Double rainbows generally mean light rain rather than torrential downpours and so it was until mid morning when the skies cleared completely.
Then the sun came out in earnest.
I felt much better with the warmth of the sun on my back. I made quick time along the well marked highway. The authorities make provision for bikes here. I have even had drivers give way to me. Always appreciated and acknowledged with a friendly wave.
Capel is a small town a couple of kilometres off the highway, half way between Bunbury and Busselton and was my chosen destination for breakfast. At the aptly named Capelberry Cafe I ate perhaps the best raisin toast of the tour thus far. Three pieces, each one thickly sliced, full of fruit, toasted to perfection and served hot with butter at room temperature accompanied by a steaming hot pot of English breakfast tea, all for the princely sum of $7.00.
Leaving the delights of the Capelberry behind, I rejoined the light weekend highway traffic to Busselton aka Busso by the locals. The large roundabout at the highway exit is engineered with cyclists in mind with exit ramps and safety bays leading to a bike path that takes you right into town.
I liked Busso, it had that busy but relaxed Saturday morning market feel happening, but after a quick tour of town it was time to push on to Margaret River.
With so much rain of late, frogs were getting vocal. I couldn’t discern if there were a number of different species or some kind of mating game taking place, such as males calling to females who were responding in kind.
White tailed black cockatoos, in small flocks wheeled by. I’m used to seeing the yellow tailed black cockatoos, even red tailed ones, but I have never seen these birds before. Ring necked parrots called “28, 28”. Evidently that’s what local people call them because its the sound they make. Neither name does justice to the beauty of these creatures.
Early wattle is blooming and the red bottle brush is in flower, with the warmth of the sun on the wet ground. The breeze carried a subtle menthol and lemon scent, again there’s a freshness to this Indian Ocean air.
On the road into Margaret River, I came upon the body of a small rat like creature, only larger and thicker set. It had no obvious signs of injury. I believe it may have been a quokka, those small endangered wallaby like marsupials. I should have taken its picture to be sure.
Rolling through hilly country around Cowaramup, the rain made its return.

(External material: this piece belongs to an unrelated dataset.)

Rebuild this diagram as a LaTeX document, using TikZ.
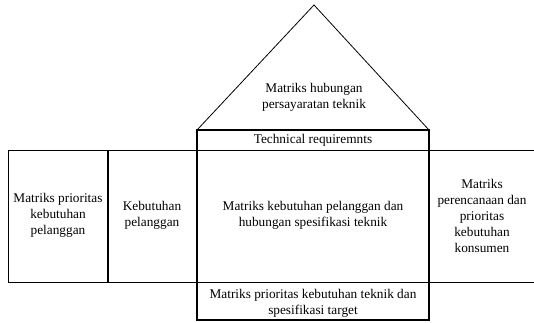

This is rich dairy, beef and wine country, a foodies paradise and is known Australia wide. However, before it became a Mecca for the bourgeoisie, Margaret River was hailed by the 70’s counter culture (the Bourgeoisie in their youth perhaps? ) for its surfing sub-culture and illicit harvest of the famed “Margaret River Heads” only rivalled by the equally popular “Mullumbimby Madness” or so I have been told.